To live in the moment.

A few weeks ago, Beau suffered a reinjury and the outcome of his vet visit was exactly what I had feared–the ligament which appeared to be healing so well was really just false hope. The ultrasounds which had looked promising, were misleading. The tissue that had regrown was not strong. His recent soundness at the trot was a byproduct of his rehab being done so carefully and so methodically, with perfect shoes and perfect footing, nothing to cause the weakness to rear its ugly head. I cried for weeks, grieving the loss of the hope I started to feel, the devotion of the last six months which had yielded no progress, and I worried of what the future held. The day after we returned from the vet was a clear, sunny day. I took Beau out for grass and watched him graze for hours with tears streaming down my cheeks. He happily plunged his face into a field full of daises and looked up at me with calm brown eyes, as if to say, “isn’t this just the most perfect day?”

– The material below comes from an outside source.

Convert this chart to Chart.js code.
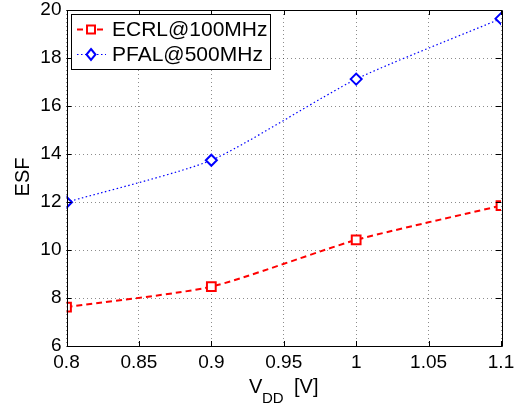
<!DOCTYPE html>
<html>
<head>
<meta charset="utf-8">
<script src="https://cdn.jsdelivr.net/npm/chart.js@4"></script>
<style>
  html, body { margin: 0; padding: 0; background: #fff; }
  #wrap { width: 521px; height: 406px; }
</style>
</head>
<body>
<div id="wrap"><canvas id="esf"></canvas></div>
<script>
// supply voltage sweep and energy saving factor per logic family
const vdd = [0.8, 0.9, 1.0, 1.1];
const ecrl = [7.62, 8.47, 10.42, 11.85];
const pfal = [11.99, 13.74, 17.12, 19.64];
const seriesNames = ["ECRL@100MHz", "PFAL@500MHz"];
const xTicks = [0.8, 0.85, 0.9, 0.95, 1.0, 1.05, 1.1];
const yTicks = [6, 8, 10, 12, 14, 16, 18, 20];

const FONT = "'Liberation Sans', Arial, Helvetica, sans-serif";

function pts(ys) {
    return vdd.map((x, i) => ({x: x, y: ys[i]}));
}

// box around the axes, inward tick marks, legend and the x label with subscript
const matlabAxes = {
    id: "matlabAxes",
    afterDraw(chart) {
        const ctx = chart.ctx;
        const a = chart.chartArea;
        const xs = chart.scales.x, ys = chart.scales.y;
        ctx.save();
        ctx.strokeStyle = "#000";
        ctx.lineWidth = 1;
        ctx.setLineDash([]);
        ctx.beginPath();
        ctx.rect(Math.round(a.left) + 0.5, Math.round(a.top) + 0.5,
                 Math.round(a.right - a.left), Math.round(a.bottom - a.top));
        ctx.stroke();

        const tl = 5;
        ctx.beginPath();
        xTicks.forEach(v => {
            const px = Math.round(xs.getPixelForValue(v)) + 0.5;
            ctx.moveTo(px, a.bottom); ctx.lineTo(px, a.bottom - tl);
            ctx.moveTo(px, a.top); ctx.lineTo(px, a.top + tl);
        });
        yTicks.forEach(v => {
            const py = Math.round(ys.getPixelForValue(v)) + 0.5;
            ctx.moveTo(a.left, py); ctx.lineTo(a.left + tl, py);
            ctx.moveTo(a.right, py); ctx.lineTo(a.right - tl, py);
        });
        ctx.stroke();

        // legend
        const lx = 71.5, ly = 14.5, lw = 199, lh = 55;
        ctx.fillStyle = "#fff";
        ctx.fillRect(lx, ly, lw, lh);
        ctx.strokeStyle = "#000";
        ctx.strokeRect(lx, ly, lw, lh);
        ctx.font = "21px " + FONT;
        ctx.textBaseline = "middle";
        ctx.textAlign = "left";
        chart.data.datasets.forEach((ds, i) => {
            const cy = 29.5 + i * 25;
            ctx.strokeStyle = ds.borderColor;
            ctx.lineWidth = ds.borderWidth;
            ctx.setLineDash(ds.borderDash);
            ctx.beginPath();
            ctx.moveTo(77, cy); ctx.lineTo(106, cy);
            ctx.stroke();
            ctx.setLineDash([]);
            ctx.lineWidth = ds.pointBorderWidth;
            ctx.fillStyle = "#fff";
            ctx.beginPath();
            if (ds.pointStyle === "rect") {
                ctx.rect(87, cy - 4, 8, 8);
            } else {
                ctx.moveTo(91, cy - 5.5); ctx.lineTo(95.5, cy);
                ctx.lineTo(91, cy + 5.5); ctx.lineTo(86.5, cy);
                ctx.closePath();
            }
            ctx.fill();
            ctx.stroke();
            ctx.fillStyle = "#000";
            ctx.fillText(ds.label, 112, cy + 1);
        });

        // x axis title: V_DD [V]
        ctx.fillStyle = "#000";
        ctx.textBaseline = "alphabetic";
        ctx.font = "20px " + FONT;
        ctx.fillText("V", 249, 393);
        ctx.font = "15px " + FONT;
        ctx.fillText("DD", 262, 403);
        ctx.font = "20px " + FONT;
        ctx.fillText("[V]", 294, 393);
        ctx.restore();
    }
};

new Chart(document.getElementById("esf"), {
    type: "line",
    data: {
        datasets: [{
            label: seriesNames[0],
            data: pts(ecrl),
            borderColor: "#ff0000",
            borderWidth: 2,
            borderDash: [6, 4],
            pointStyle: "rect",
            pointRadius: 6.2,
            pointBorderWidth: 2,
            pointBackgroundColor: "#fff",
            pointBorderColor: "#ff0000",
            tension: 0.2
        }, {
            label: seriesNames[1],
            data: pts(pfal),
            borderColor: "#0000ff",
            borderWidth: 1.2,
            borderDash: [1.5, 2.5],
            pointStyle: "rectRot",
            pointRadius: 5.5,
            pointBorderWidth: 2,
            pointBackgroundColor: "#fff",
            pointBorderColor: "#0000ff",
            tension: 0.2
        }]
    },
    options: {
        responsive: true,
        maintainAspectRatio: false,
        animation: false,
        events: [],
        layout: {padding: {left: 0, right: 20, top: 10, bottom: 0}},
        plugins: {legend: {display: false}, tooltip: {enabled: false}},
        scales: {
            x: {
                type: "linear",
                min: 0.8,
                max: 1.1,
                afterBuildTicks: s => { s.ticks = xTicks.map(v => ({value: v})); },
                afterFit: s => {
                    s.height = 60;
                    s.paddingLeft = 0;
                    s.paddingRight = 0;
                },
                ticks: {
                    color: "#000",
                    padding: 5,
                    font: {family: FONT, size: 19},
                    callback: v => String(+v.toFixed(2))
                },
                grid: {color: "rgba(0,0,0,0.45)", lineWidth: 1, drawTicks: false},
                border: {display: false, dash: [1, 3]}
            },
            y: {
                min: 6,
                max: 20,
                afterBuildTicks: s => { s.ticks = yTicks.map(v => ({value: v})); },
                afterFit: s => {
                    s.width = 66.5;
                    s.paddingTop = 0;
                    s.paddingBottom = 0;
                },
                ticks: {
                    color: "#000",
                    padding: 5,
                    font: {family: FONT, size: 19}
                },
                title: {display: false},
                grid: {color: "rgba(0,0,0,0.45)", lineWidth: 1, drawTicks: false},
                border: {display: false, dash: [1, 3]}
            }
        }
    },
    plugins: [matlabAxes, {
        id: "yTitle",
        afterDraw(chart) {
            const ctx = chart.ctx;
            ctx.save();
            ctx.translate(29, 177);
            ctx.rotate(-Math.PI / 2);
            ctx.font = "20px " + FONT;
            ctx.textAlign = "center";
            ctx.textBaseline = "alphabetic";
            ctx.fillStyle = "#000";
            ctx.fillText("ESF", 0, 0);
            ctx.restore();
        }
    }]
});
</script>
</body>
</html>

My wise, beautiful horse… although our riding career has ended and he will not be the one to teach me how to be a better rider still, he will keep teaching me how to be a better human. With each passing day, I’m starting to see what the next lesson is:

Accept the things you cannot control.

I gave him my everything, and still it was not enough. This is by far the hardest lesson to learn. Sometimes it won’t matter how hard you work, how much you sacrifice, or how bad you want something. These creatures are as fragile as they are powerful. They will bring us both the highest highs and the lowest lows. Life with them brings us the greatest fulfillment and the worst broken hearts. We simply cannot have one without the other and looking back, I still wouldn’t trade it for the world.

My teammate is retired now, but he remains my greatest teacher and my best friend.
Thank you for everything Charlie Brown.